— start Records for processing —

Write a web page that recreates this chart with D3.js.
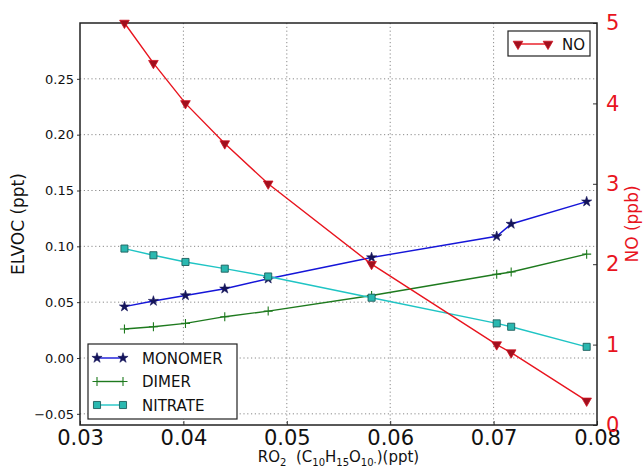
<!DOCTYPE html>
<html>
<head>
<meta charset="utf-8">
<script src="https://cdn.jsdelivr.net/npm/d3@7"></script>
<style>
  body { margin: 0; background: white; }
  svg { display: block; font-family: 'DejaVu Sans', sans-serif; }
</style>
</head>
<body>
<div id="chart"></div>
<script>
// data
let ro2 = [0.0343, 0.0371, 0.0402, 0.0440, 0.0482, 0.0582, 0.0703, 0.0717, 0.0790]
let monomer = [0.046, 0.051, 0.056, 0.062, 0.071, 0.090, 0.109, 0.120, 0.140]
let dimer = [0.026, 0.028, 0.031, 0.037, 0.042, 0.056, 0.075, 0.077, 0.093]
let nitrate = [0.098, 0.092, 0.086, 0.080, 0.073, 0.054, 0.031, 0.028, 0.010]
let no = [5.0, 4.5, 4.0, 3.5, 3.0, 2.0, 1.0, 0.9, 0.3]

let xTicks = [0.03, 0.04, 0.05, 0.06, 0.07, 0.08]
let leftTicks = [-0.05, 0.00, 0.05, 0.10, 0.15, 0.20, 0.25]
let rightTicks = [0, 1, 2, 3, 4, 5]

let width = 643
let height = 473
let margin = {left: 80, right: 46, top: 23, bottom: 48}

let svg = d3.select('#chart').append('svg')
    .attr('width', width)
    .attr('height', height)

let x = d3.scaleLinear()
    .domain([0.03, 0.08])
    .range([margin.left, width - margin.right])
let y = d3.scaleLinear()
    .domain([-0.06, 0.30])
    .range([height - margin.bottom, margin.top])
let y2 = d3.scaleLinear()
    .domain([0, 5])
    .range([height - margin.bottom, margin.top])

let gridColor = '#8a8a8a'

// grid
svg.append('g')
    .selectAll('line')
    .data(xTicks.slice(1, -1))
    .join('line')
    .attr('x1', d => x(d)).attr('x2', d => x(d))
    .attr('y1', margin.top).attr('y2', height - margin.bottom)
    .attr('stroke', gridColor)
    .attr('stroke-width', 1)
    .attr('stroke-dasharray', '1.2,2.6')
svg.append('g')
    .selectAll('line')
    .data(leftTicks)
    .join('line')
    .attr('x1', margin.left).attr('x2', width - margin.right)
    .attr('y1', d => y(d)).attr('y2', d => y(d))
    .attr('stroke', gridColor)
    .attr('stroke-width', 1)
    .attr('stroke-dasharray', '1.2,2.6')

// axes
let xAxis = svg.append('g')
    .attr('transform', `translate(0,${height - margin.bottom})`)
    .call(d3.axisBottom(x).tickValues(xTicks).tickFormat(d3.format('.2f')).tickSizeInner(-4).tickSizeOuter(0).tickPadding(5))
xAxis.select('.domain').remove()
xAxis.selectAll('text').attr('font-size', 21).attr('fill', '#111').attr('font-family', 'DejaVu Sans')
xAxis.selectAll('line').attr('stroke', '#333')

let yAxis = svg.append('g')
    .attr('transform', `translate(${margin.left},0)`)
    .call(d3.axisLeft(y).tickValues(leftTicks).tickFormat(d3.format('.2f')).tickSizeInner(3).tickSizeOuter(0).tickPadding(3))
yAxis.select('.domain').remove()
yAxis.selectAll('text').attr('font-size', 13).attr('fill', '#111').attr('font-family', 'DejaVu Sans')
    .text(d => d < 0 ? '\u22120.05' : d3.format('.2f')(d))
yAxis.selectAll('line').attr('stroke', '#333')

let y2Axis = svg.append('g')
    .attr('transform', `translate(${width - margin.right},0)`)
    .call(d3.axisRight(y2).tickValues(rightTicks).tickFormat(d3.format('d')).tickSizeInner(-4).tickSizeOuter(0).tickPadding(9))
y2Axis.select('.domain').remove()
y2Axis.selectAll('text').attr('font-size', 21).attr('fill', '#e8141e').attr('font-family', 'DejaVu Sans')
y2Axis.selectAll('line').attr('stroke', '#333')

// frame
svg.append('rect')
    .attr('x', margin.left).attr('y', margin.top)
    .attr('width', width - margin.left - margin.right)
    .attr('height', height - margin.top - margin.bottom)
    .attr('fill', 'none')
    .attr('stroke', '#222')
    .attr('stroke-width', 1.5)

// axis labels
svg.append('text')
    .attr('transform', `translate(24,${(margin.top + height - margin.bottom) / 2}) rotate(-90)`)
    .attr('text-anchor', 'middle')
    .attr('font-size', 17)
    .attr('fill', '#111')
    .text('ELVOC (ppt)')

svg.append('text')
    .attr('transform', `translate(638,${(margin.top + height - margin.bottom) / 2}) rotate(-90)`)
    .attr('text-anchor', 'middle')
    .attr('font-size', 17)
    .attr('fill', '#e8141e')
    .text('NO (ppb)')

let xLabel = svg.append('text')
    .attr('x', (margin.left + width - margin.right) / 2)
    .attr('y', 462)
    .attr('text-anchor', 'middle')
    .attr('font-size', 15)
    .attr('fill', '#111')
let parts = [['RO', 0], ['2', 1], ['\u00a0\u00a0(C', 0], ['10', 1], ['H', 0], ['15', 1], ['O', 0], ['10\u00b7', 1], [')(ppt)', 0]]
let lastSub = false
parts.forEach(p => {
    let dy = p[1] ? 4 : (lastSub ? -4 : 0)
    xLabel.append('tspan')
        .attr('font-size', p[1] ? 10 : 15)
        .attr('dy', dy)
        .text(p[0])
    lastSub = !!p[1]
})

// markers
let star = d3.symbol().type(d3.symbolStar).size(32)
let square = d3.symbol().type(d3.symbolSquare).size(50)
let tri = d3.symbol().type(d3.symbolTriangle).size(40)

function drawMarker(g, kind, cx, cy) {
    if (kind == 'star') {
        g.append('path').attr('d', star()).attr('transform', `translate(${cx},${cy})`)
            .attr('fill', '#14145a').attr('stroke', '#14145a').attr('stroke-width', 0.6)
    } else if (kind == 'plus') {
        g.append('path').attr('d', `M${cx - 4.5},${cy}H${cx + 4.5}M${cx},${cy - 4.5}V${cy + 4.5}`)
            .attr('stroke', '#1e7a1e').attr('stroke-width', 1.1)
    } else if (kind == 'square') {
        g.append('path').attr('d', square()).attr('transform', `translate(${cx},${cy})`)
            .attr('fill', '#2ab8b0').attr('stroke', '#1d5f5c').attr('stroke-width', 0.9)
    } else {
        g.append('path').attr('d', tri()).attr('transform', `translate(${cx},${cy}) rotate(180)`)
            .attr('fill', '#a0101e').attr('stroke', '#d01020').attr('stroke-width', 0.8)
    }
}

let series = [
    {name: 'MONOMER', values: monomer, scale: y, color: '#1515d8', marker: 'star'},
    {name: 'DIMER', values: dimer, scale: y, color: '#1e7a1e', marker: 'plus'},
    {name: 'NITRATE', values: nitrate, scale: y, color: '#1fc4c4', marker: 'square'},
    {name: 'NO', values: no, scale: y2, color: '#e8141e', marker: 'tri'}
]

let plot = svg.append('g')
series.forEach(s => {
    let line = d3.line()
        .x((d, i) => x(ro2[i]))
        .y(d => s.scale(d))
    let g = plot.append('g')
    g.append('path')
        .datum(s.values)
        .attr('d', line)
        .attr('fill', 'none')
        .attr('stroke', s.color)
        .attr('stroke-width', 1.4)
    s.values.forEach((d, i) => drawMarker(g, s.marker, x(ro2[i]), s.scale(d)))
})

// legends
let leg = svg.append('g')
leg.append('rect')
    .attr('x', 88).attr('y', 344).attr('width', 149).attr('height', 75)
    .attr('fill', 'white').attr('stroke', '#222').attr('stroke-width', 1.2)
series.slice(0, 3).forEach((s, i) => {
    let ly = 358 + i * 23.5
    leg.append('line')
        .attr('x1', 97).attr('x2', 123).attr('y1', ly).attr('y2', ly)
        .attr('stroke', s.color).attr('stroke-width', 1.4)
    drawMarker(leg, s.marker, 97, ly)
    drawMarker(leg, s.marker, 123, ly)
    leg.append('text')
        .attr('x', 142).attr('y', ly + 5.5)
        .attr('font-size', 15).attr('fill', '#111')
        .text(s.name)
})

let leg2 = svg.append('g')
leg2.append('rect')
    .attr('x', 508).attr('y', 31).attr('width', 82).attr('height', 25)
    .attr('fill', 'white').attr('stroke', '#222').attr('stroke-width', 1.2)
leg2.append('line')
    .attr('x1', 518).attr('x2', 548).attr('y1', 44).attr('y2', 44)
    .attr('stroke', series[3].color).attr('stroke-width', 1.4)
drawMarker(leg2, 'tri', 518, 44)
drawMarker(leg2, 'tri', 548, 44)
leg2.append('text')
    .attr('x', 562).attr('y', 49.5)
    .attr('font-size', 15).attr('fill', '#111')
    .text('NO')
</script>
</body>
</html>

— end Records for processing —
— start Records for processing —

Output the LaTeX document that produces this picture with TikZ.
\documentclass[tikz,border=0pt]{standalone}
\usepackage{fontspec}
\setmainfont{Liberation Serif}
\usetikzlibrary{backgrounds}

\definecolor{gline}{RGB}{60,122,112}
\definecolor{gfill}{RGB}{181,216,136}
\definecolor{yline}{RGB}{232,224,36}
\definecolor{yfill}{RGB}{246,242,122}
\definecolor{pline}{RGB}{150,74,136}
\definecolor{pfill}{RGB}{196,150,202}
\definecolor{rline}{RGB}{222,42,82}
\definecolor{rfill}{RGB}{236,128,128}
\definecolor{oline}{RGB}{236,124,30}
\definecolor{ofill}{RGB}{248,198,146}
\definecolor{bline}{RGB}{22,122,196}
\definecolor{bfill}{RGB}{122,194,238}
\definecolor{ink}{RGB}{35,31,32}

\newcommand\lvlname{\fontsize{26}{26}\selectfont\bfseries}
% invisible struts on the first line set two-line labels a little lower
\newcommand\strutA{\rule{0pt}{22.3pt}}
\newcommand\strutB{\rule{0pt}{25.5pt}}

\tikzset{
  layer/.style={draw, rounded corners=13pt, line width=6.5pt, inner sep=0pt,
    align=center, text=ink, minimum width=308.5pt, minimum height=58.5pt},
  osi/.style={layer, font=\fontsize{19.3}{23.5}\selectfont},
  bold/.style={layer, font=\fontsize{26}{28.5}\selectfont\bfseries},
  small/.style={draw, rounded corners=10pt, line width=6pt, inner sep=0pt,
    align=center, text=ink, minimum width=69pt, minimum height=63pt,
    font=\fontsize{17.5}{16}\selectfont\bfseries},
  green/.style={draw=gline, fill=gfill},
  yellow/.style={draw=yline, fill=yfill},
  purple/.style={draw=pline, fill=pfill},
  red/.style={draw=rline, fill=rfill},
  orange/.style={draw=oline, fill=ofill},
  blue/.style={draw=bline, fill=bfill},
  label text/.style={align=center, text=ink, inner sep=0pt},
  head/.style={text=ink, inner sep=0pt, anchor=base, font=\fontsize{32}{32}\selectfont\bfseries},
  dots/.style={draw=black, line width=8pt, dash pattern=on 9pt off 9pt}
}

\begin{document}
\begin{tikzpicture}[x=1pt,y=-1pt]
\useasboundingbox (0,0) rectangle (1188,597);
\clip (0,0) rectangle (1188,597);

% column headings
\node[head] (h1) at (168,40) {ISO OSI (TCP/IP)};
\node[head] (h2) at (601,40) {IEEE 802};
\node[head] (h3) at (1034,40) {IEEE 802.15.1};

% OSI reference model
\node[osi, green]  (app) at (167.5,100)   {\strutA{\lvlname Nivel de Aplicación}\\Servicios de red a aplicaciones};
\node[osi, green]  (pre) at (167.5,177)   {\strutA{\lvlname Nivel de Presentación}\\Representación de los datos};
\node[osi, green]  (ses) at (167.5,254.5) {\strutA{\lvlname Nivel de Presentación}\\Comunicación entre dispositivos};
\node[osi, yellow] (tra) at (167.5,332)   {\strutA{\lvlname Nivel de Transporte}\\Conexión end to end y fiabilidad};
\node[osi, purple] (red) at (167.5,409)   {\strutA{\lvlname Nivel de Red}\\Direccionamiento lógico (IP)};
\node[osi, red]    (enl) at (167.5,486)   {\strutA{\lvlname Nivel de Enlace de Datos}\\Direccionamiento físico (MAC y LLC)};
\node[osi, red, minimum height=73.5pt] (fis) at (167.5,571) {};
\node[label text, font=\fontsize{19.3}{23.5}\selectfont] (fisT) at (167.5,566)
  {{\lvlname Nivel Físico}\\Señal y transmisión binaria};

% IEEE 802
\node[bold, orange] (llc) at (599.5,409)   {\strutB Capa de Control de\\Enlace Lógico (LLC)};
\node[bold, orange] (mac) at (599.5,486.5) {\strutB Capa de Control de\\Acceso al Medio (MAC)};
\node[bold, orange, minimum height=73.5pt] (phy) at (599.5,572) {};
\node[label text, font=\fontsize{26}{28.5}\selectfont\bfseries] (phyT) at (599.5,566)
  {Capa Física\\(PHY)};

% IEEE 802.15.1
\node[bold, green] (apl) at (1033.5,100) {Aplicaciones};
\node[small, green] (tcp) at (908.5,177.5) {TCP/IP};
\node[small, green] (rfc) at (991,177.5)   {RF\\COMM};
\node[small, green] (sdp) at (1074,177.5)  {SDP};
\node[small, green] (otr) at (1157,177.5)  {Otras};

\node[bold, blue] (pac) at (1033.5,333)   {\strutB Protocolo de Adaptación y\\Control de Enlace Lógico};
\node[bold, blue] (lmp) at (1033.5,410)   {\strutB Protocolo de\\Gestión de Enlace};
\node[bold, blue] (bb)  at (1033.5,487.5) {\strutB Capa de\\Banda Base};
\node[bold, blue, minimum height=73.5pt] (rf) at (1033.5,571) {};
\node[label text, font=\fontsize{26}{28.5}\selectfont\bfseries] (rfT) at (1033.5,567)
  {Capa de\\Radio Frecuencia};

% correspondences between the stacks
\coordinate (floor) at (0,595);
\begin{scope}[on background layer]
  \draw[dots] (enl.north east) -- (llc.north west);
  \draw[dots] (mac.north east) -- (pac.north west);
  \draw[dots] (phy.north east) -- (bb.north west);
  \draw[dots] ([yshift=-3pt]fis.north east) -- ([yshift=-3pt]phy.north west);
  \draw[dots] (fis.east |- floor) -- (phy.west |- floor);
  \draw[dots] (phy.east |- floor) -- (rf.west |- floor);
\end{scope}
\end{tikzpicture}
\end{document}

— end Records for processing —

▶ Given task: Only a number is needed: how many lines of the material above contain "that"?

▶ Task response: 2